State the number of lines, and only that number, in which the word "with" appears.

- [Raw records]:
——————

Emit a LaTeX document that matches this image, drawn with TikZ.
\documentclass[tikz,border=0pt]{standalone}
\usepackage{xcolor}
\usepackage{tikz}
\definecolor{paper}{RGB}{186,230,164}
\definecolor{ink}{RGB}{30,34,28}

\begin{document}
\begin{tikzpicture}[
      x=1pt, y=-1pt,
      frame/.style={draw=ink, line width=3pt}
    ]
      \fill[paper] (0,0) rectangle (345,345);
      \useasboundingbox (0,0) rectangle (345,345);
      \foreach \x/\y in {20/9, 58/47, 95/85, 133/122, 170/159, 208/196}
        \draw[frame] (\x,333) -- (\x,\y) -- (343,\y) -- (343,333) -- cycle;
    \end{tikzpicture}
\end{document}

——————

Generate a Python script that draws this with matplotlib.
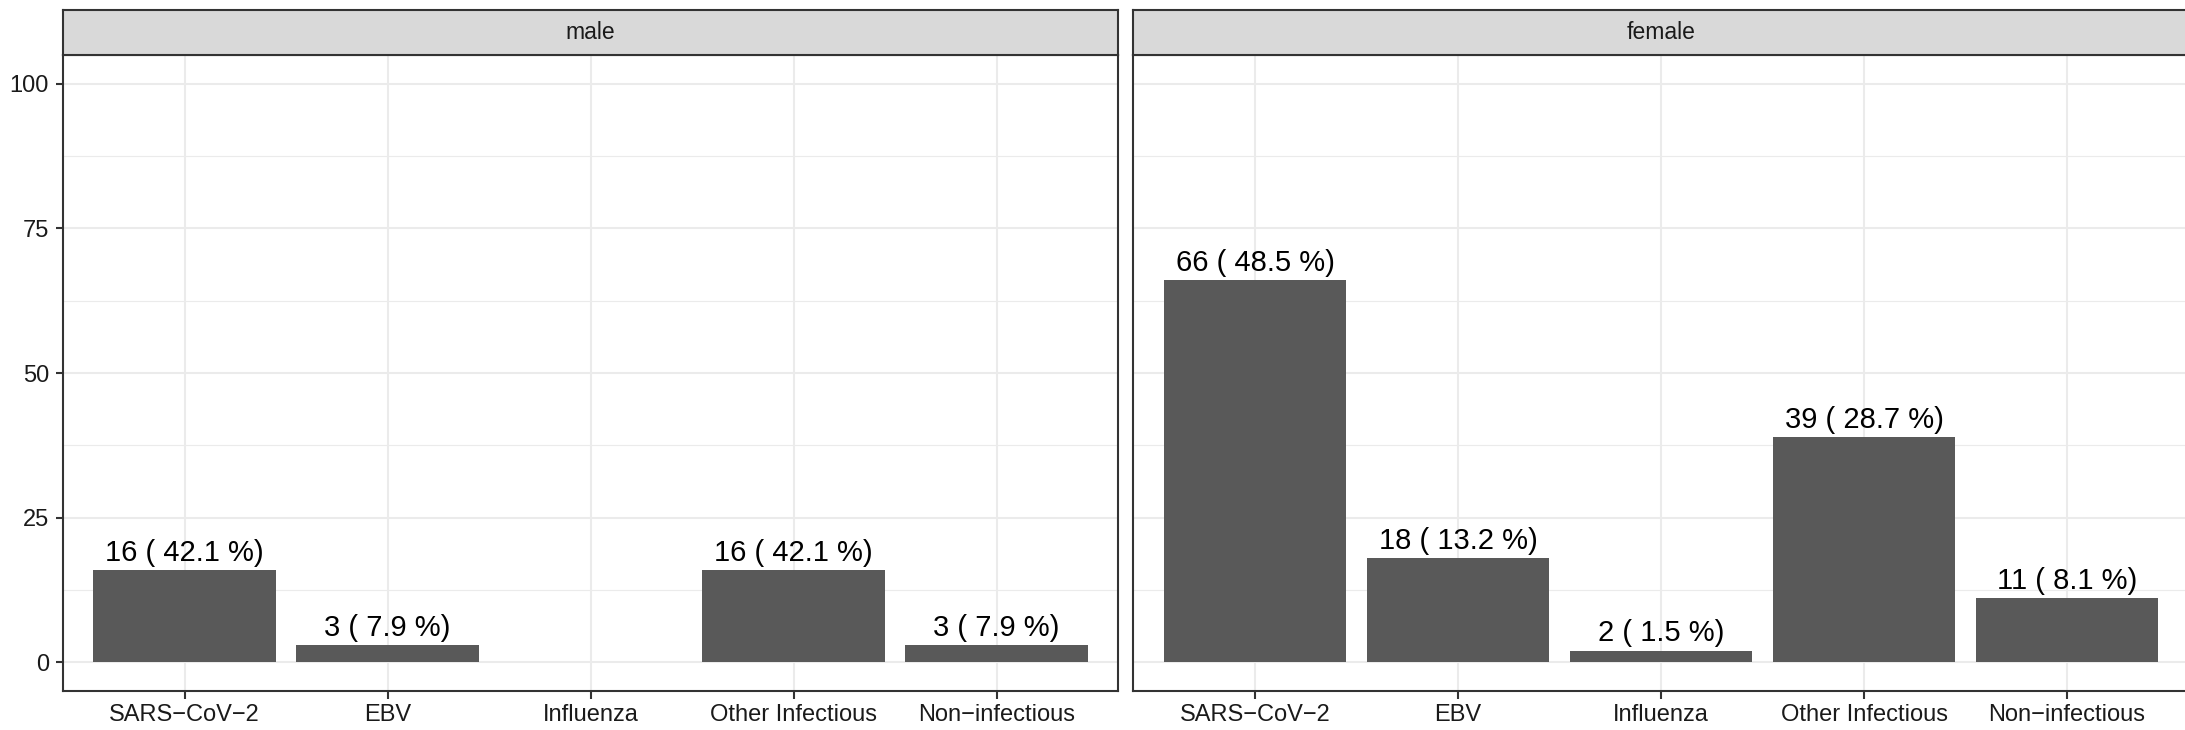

——————

- [Finished exercise]:
2